Waverley Borough Council hopes to arm itself with a “much more persuasive case” against unwanted development after agreeing to a full revision of its 11,000 home masterplan.
Opponents who hoped for a quicker fix said identifying land for thousands of homes for the next 20 years would leave residents facing years of “considerable angst”.
The council has agreed to fully revise its planning bible and carry out an assessment of housing needs up to 2043.
It agreed to move forward with a new plan after legal opinion emphasised that it would give them “a much more persuasive case to place before appeal inspectors – and in considering its own planning applications”.
Introducing the proposals to the July 18 full meeting of Waverley Borough Council was the portfolio holder for planning Councillor Liz Townsend.
She said: “The Local Plan Part One was now more than five years old and has to be reviewed.
“It was decided it needed updating, immediately to make it broadly compliant – as well as a more comprehensive update to create a single Local Plan.”
The council currently operates a parent Local Plan Part One and a ‘daughter’ Part Two document that together set out land for a minimum 11,210 additional homes in the borough through to 2032.
But earlier this month, an appeal inspector – in overturning Waverley's refusal of 146 homes in Waverley Lane, Farnham – told the council it was roughly 32 per cent short of its Five Year Housing Land Supply target, with sites for up to 1,300 more homes needed to get back on track.
The council had considered a partial revision to address housing shortfall but the meeting was told all advice, from officers and the government's Planning Advisory Service, was that this would just create further problems – due to conflicts with national policy.
Cllr Townsend said “it is critical we carry out an update of local housing need”, despite the “considerable constraints across the borough, whether that be green belt, areas of outstanding natural beauty or other landscape designations.”
She said: “It is clear from the officer’s report that it would be an uphill, and no doubt futile battle, to convince an inspector that a partial update, with an end date of 2032, would meet the requirements.”
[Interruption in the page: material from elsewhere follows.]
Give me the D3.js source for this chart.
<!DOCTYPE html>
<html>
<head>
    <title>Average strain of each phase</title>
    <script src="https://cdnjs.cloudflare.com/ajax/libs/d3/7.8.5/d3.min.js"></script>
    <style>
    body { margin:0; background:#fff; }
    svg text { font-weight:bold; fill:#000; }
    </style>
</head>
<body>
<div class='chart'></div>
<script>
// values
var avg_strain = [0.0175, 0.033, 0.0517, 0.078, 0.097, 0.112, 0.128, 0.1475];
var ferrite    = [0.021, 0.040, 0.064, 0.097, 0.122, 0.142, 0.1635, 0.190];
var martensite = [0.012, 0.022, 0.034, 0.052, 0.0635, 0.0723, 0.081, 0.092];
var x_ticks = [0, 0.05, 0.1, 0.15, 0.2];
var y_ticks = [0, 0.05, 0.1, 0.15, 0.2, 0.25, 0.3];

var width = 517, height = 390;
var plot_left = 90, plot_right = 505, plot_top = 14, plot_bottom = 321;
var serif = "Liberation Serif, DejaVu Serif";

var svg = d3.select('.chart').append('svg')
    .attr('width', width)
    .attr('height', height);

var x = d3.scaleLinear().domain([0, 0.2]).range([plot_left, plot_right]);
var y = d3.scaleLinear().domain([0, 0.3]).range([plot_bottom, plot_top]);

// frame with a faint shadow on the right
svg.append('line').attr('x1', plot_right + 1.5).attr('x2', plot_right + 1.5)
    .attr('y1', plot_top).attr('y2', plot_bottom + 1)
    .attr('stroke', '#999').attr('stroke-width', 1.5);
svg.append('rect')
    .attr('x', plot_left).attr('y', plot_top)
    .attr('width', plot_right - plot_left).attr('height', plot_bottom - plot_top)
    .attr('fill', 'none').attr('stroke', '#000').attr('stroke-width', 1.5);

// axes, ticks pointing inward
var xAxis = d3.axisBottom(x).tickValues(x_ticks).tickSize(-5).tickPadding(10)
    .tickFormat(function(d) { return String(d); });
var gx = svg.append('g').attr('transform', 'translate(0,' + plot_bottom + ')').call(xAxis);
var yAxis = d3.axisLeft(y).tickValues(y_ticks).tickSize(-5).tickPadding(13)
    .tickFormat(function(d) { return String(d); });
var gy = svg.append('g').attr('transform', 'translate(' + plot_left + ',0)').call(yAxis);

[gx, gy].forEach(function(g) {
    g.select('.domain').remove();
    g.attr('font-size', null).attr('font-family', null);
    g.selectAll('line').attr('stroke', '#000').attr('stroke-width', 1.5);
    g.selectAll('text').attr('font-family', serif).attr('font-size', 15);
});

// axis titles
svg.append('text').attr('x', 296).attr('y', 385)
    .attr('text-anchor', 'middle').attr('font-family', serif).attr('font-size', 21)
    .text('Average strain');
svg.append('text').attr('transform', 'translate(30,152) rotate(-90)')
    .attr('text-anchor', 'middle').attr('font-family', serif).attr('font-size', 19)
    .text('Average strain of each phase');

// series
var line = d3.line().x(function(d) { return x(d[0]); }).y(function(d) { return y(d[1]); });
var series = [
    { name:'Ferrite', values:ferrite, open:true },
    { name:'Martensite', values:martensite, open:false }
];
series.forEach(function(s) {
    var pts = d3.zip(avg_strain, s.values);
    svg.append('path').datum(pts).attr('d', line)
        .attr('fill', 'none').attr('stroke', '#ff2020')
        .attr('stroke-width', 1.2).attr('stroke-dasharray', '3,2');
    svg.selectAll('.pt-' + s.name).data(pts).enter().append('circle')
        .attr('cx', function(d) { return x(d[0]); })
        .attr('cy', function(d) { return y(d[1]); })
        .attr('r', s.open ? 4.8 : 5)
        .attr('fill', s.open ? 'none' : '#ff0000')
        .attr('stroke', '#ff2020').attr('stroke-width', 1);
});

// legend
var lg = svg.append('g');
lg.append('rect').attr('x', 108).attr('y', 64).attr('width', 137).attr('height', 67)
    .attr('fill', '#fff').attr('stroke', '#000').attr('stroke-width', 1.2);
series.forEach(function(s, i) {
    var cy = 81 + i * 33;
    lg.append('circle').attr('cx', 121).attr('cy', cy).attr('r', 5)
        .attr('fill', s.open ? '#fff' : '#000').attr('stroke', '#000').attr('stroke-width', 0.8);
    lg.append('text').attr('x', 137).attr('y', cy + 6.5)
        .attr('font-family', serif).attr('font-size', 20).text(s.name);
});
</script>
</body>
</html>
This point was hammered home earlier this year when a planning inspector slammed Waverley Borough Council for having “little concrete evidence” to demonstrate a credible housing strategy.
A partial update, Cllr Townsend said, was against national guidelines that stated strategic policies should cover minimum 15 year period.
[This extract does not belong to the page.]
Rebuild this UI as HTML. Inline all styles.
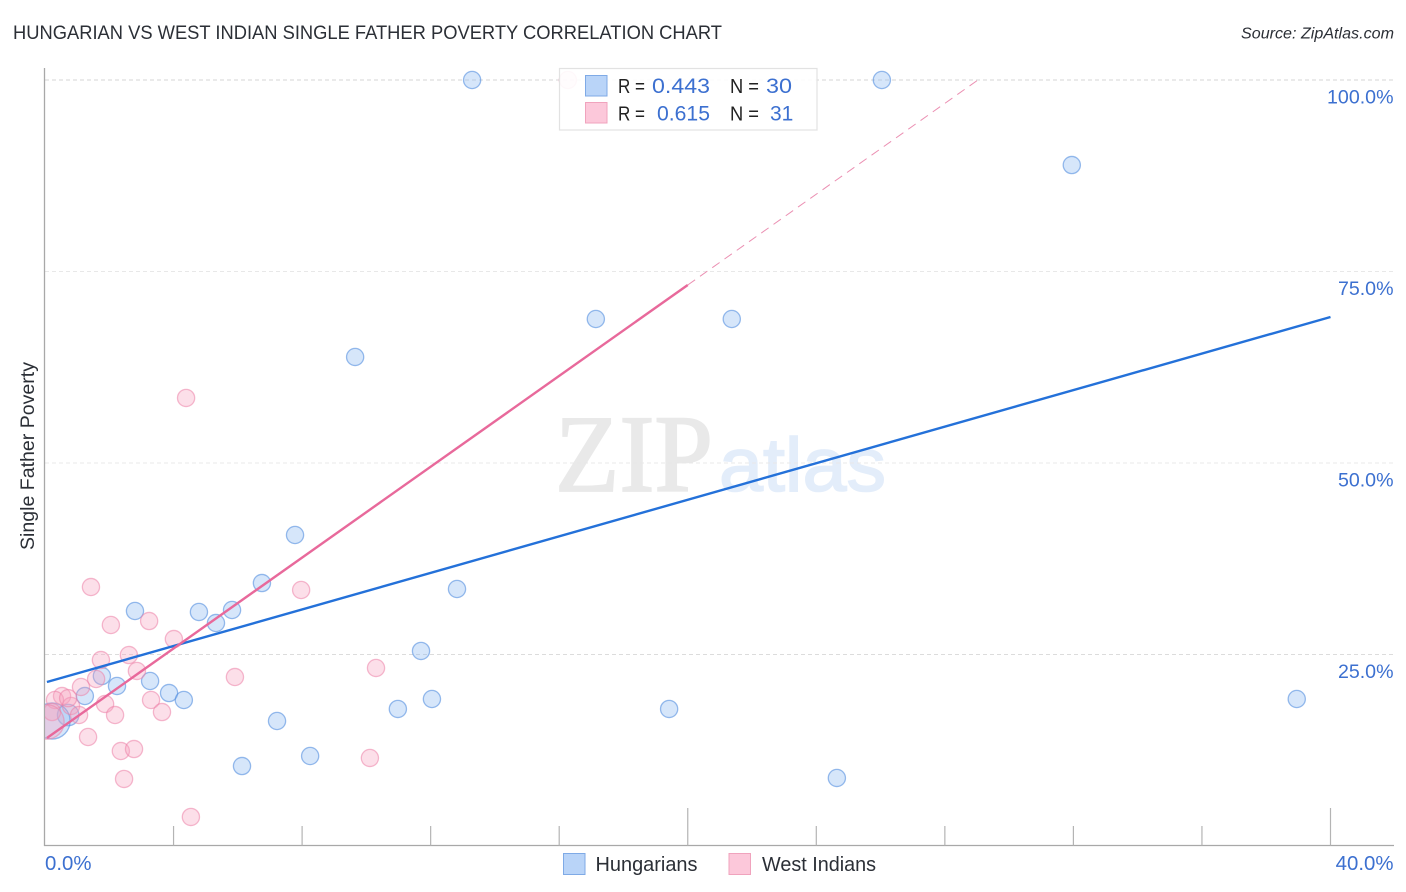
<!DOCTYPE html>
<html lang="en">
<head>
<meta charset="utf-8">
<title>Hungarian vs West Indian Single Father Poverty Correlation Chart</title>
<style>
  html, body { margin: 0; padding: 0; background: #fff; }
  body { width: 1406px; height: 892px; overflow: hidden; }
  svg { display: block; font-family: "Liberation Sans", sans-serif; }
</style>
</head>
<body>
<svg id="chart" xmlns="http://www.w3.org/2000/svg" width="1406" height="892" viewBox="0 0 1406 892">
  <defs>
    <clipPath id="plot-clip"><rect x="45" y="60" width="1349" height="786"/></clipPath>
  </defs>
  <rect x="0" y="0" width="1406" height="892" fill="#ffffff"/>

  <text x="13" y="39" font-size="19" fill="#2b2f36" textLength="709" lengthAdjust="spacingAndGlyphs">HUNGARIAN VS WEST INDIAN SINGLE FATHER POVERTY CORRELATION CHART</text>
  <text x="1394" y="38.5" font-size="15.5" font-style="italic" fill="#2b2f36" text-anchor="end" textLength="153" lengthAdjust="spacingAndGlyphs">Source: ZipAtlas.com</text>

  <g id="watermark">
    <text x="555" y="491" font-family="'Liberation Serif', serif" font-size="110" fill="#e9e9e9" stroke="#e9e9e9" stroke-width="1.8" textLength="158" lengthAdjust="spacingAndGlyphs">ZIP</text>
    <text x="719" y="491" font-size="76" fill="#e3edfa" stroke="#e3edfa" stroke-width="1.6" textLength="167" lengthAdjust="spacingAndGlyphs">atlas</text>
  </g>

  <g id="grid"></g>
  <g id="axes"></g>
  <g id="points" clip-path="url(#plot-clip)"></g>
  <g id="trends"></g>

  <text transform="translate(34 456) rotate(-90)" font-size="19" fill="#2b2f36" text-anchor="middle" textLength="188" lengthAdjust="spacingAndGlyphs">Single Father Poverty</text>

  <g id="stat-legend">
    <rect x="559.5" y="68.5" width="257.5" height="61.5" fill="#ffffff" fill-opacity="0.9" stroke="#e2e2e2" stroke-width="1.2"/>
    <rect x="585.5" y="75.5" width="21.5" height="20.5" fill="#b9d4f8" stroke="#7faae6" stroke-width="1"/>
    <rect x="585.5" y="102.5" width="21.5" height="20.5" fill="#fcc8da" stroke="#f0a3bd" stroke-width="1"/>
    <g font-size="20" fill="#222222">
      <text x="618" y="93" textLength="27" lengthAdjust="spacingAndGlyphs">R =</text>
      <text x="730" y="93" textLength="29" lengthAdjust="spacingAndGlyphs">N =</text>
      <text x="618" y="120.5" textLength="27" lengthAdjust="spacingAndGlyphs">R =</text>
      <text x="730" y="120.5" textLength="29" lengthAdjust="spacingAndGlyphs">N =</text>
    </g>
    <g font-size="21" fill="#3c70d0">
      <text x="652" y="93" textLength="58" lengthAdjust="spacingAndGlyphs">0.443</text>
      <text x="766" y="93" textLength="26" lengthAdjust="spacingAndGlyphs">30</text>
      <text x="657" y="120.5" textLength="53" lengthAdjust="spacingAndGlyphs">0.615</text>
      <text x="770" y="120.5">31</text>
    </g>
  </g>

  <g id="series-legend">
    <rect x="563.5" y="853.5" width="21.5" height="21" fill="#b9d4f8" stroke="#7faae6" stroke-width="1"/>
    <text x="595.5" y="871" font-size="20" fill="#2b2f36" textLength="102" lengthAdjust="spacingAndGlyphs">Hungarians</text>
    <rect x="729" y="853.5" width="21.5" height="21" fill="#fcc8da" stroke="#f0a3bd" stroke-width="1"/>
    <text x="762" y="871" font-size="20" fill="#2b2f36" textLength="114" lengthAdjust="spacingAndGlyphs">West Indians</text>
  </g>
</svg>

<script>
const hungariansX = [13.29, 26.04, 31.95, 17.14, 21.37, 9.65, 7.78, 6.75, 12.82, 2.80, 4.79, 5.82, 5.32, 11.70, 1.77, 2.24, 3.27, 1.24, 3.86, 4.32, 12.04, 10.98, 19.42, 38.95, 7.22, 8.25, 6.13, 24.64, 0.72, 0.22];
const hungariansY = [100, 100, 88.9, 68.8, 68.8, 63.84, 40.6, 34.33, 33.55, 30.68, 30.55, 30.81, 29.11, 25.46, 22.19, 20.89, 21.54, 19.58, 19.97, 19.06, 19.19, 17.89, 17.89, 19.19, 16.32, 11.75, 10.44, 8.88, 17.1, 16.32];
const hungariansWeight = [1, 1, 1, 1, 1, 1, 1, 1, 1, 1, 1, 1, 1, 1, 1, 1, 1, 1, 1, 1, 1, 1, 1, 1, 1, 1, 1, 1, 1.25, 2.1];

const westIndiansX = [16.27, 4.39, 1.43, 7.97, 3.24, 2.05, 4.01, 2.61, 1.74, 5.91, 10.30, 2.86, 1.59, 1.12, 0.53, 0.31, 0.81, 1.06, 0.22, 1.87, 2.18, 3.30, 3.64, 1.34, 2.36, 2.77, 10.11, 2.46, 4.54, 0.72, 0.06];
const westIndiansY = [100, 58.49, 33.81, 33.42, 29.37, 28.85, 27.02, 24.93, 24.28, 22.06, 23.24, 22.85, 21.8, 20.76, 19.58, 19.06, 18.28, 17.1, 17.49, 18.54, 17.1, 19.06, 17.49, 14.23, 12.4, 12.66, 11.49, 8.75, 3.79, 19.3, 16.19];
const westIndiansWeight = [1, 1, 1, 1, 1, 1, 1, 1, 1, 1, 1, 1, 1, 1, 1, 1, 1, 1, 1, 1, 1, 1, 1, 1, 1, 1, 1, 1, 1, 1, 2];

const hungariansTrendX = [0.06, 40];
const hungariansTrendY = [21.41, 69.06];
const westIndiansTrendX = [0.06, 20];
const westIndiansTrendY = [14.1, 73.24];
const westIndiansExtendX = [20, 29.03];
const westIndiansExtendY = [73.24, 100];

const xTickValues = [0, 4, 8, 12, 16, 20, 24, 28, 32, 36, 40];
const xMajorTicks = [20, 40];
const xTickLabels = ["0.0%", "40.0%"];
const xLabelValues = [0, 40];
const yTickValues = [100, 75, 50, 25];
const yTickLabels = ["100.0%", "75.0%", "50.0%", "25.0%"];

const NS = 'http://www.w3.org/2000/svg';
function xScale(v) { return 45 + v * 32.1375; }
function yScale(v) { return 846 - v * 7.66; }
function make(tag, attrs, parent) {
  const el = document.createElementNS(NS, tag);
  for (const k in attrs) el.setAttribute(k, attrs[k]);
  parent.appendChild(el);
  return el;
}

const gridG = document.getElementById('grid');
const axesG = document.getElementById('axes');
const pointsG = document.getElementById('points');
const trendsG = document.getElementById('trends');

yTickValues.forEach(function (v, i) {
  const line = make('line', { x1: 45, x2: 1394, y1: yScale(v), y2: yScale(v), stroke: v === 100 ? '#d6d6d6' : (v === 25 ? '#dcdcdc' : '#e8e8e8'), 'stroke-width': 1, 'stroke-dasharray': '4 3' }, gridG);
  
  
  const label = make('text', { x: 1393.5, y: yScale(v) + 23.5, 'font-size': 19.6, fill: '#3c70d0', 'text-anchor': 'end' }, axesG);
  label.textContent = yTickLabels[i];
  
  
});

const yAxisLine = make('line', { x1: 44.5, x2: 44.5, y1: 68, y2: 846, stroke: '#a8a8a8', 'stroke-width': 1.3 }, axesG);


const xAxisLine = make('line', { x1: 44, x2: 1394, y1: 845.5, y2: 845.5, stroke: '#a8a8a8', 'stroke-width': 1.3 }, axesG);



xTickValues.forEach(function (v) {
  if (v === 0) return;
  const major = xMajorTicks.indexOf(v) >= 0;
  const tick = make('line', { x1: xScale(v), x2: xScale(v), y1: major ? 808 : 826, y2: 845.5, stroke: '#b4b4b4', 'stroke-width': 1.2 }, axesG);
  
  
});

xLabelValues.forEach(function (v, i) {
  const label = make('text', { x: v === 0 ? xScale(v) : 1393.5, y: 870, 'font-size': 20.4, fill: '#3c70d0', 'text-anchor': v === 0 ? 'start' : 'end' }, axesG);
  label.textContent = xTickLabels[i];
  
  
});

hungariansX.forEach(function (v, i) {
  const dot = make('circle', { cx: xScale(v), cy: yScale(hungariansY[i]), r: 8.6 * hungariansWeight[i], fill: 'rgba(140,185,242,0.36)', stroke: 'rgba(80,140,222,0.58)', 'stroke-width': 1.3 }, pointsG);
  
  
});

westIndiansX.forEach(function (v, i) {
  const dot = make('circle', { cx: xScale(v), cy: yScale(westIndiansY[i]), r: 8.6 * westIndiansWeight[i], fill: 'rgba(245,160,190,0.34)', stroke: 'rgba(236,130,168,0.55)', 'stroke-width': 1.3 }, pointsG);
  
  
});

const blueTrend = make('line', { x1: xScale(hungariansTrendX[0]), y1: yScale(hungariansTrendY[0]), x2: xScale(hungariansTrendX[1]), y2: yScale(hungariansTrendY[1]), stroke: '#2471d9', 'stroke-width': 2.4 }, trendsG);



const pinkTrend = make('line', { x1: xScale(westIndiansTrendX[0]), y1: yScale(westIndiansTrendY[0]), x2: xScale(westIndiansTrendX[1]), y2: yScale(westIndiansTrendY[1]), stroke: '#e8699b', 'stroke-width': 2.4 }, trendsG);



const pinkExtend = make('line', { x1: xScale(westIndiansExtendX[0]), y1: yScale(westIndiansExtendY[0]), x2: xScale(westIndiansExtendX[1]), y2: yScale(westIndiansExtendY[1]), stroke: '#eb8fb2', 'stroke-width': 1, 'stroke-dasharray': '9 6' }, trendsG);


</script>
</body>
</html>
The quick-fix option she said would be “contrary to our officers’ advice, the advice of the local government’s Planning Advisory Service, and their consultants.
“They consider the pitfalls of a partial or broadly compliant update have probably been understated and a comprehensive update is likely to be the only feasible approach.
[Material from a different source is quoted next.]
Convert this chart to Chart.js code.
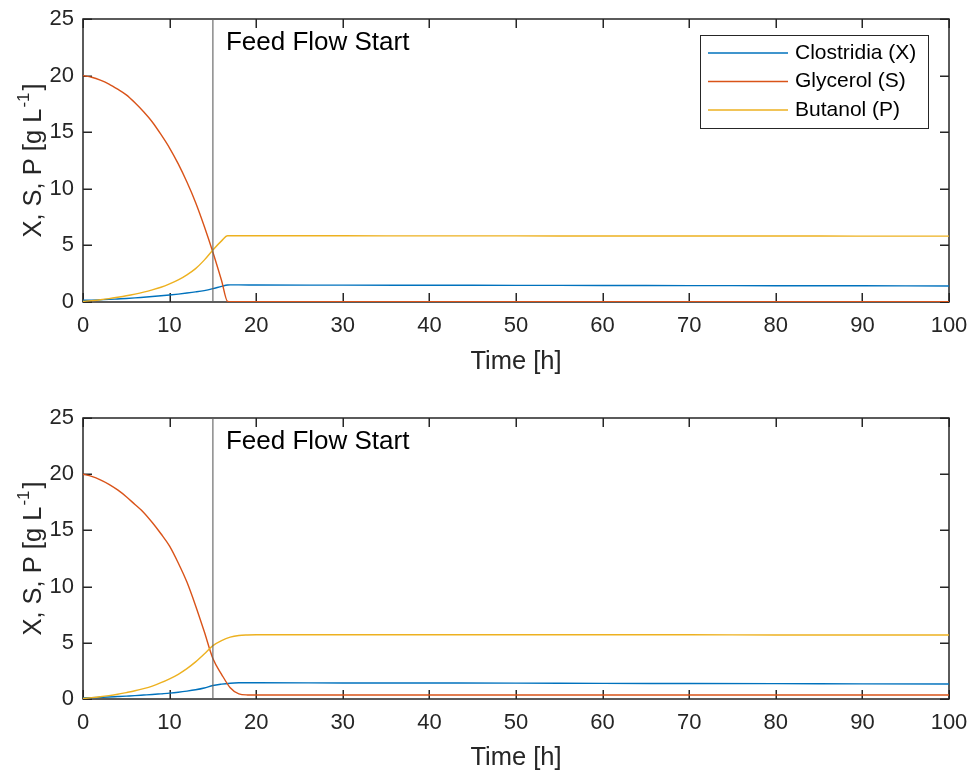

“It would be extremely difficult to limit, or justify, a partial update concentrating on housing supply matters only, given the wider implications of the local plan to the critical balance we need to make between development and our environment.”
She told the committee they were also “acutely aware” of the limitations of “our infrastructure” particularly water and sewerage which we know has suffered from a lack of investment and oversight.
The councillor added: “We owe it to our residents, and to future generations, not to try to put sticking plasters over this plan, but to plan properly and to use all the levers that are available to use to make sure that our borough, its residents, and our environment can thrive together.”
But Cllr Peter Martin, leader of the Conservative opposition group on Waverley Borough Council, said they took a “rather different view”.
The option preferred by the opposition was for the partial alteration of the plan in order to address housing supply and related matters.
He said that in February, it was raised that the council should undertake a swift update to its Local Plan, as had been done by councils including Woking and Northamptonshire.
A full review would “take longer and is more complex” he told the committee and “takes the proposed timelines out to 2043, some 20 years away”.
Cllr Martin added: “The longer the time, the longer time period, the more sites that will need to be identified, and as we all know the selection of more sites for building comes with considerable angst and difficulty and we could avoid some of that.
“A comprehensive review takes a long time.
“The administration says it would take four years with adoption in 2027, it’s likely in my view to take longer.”
“The existing plan he said took nine years” and says embarking on a lengthy comprehensive review during the uncertainty to government changes would add additional challenges.
He said: “A more rapid and limited exercise is what is needed.”
Dismissing suggestions there was an actual choice on the table, borough leader Cllr Paul Fellows said: “A swift update, a partial update, a short update, an agile update, I'm trying to think of all of the various synonyms that we heard for a version the wasn’t really doing the whole job, that nether officers, members, the planning advisory service, or indeed the law suggest that we should do.”
The decision to carry out a full revision of the local plan was passed by 35 votes to nine.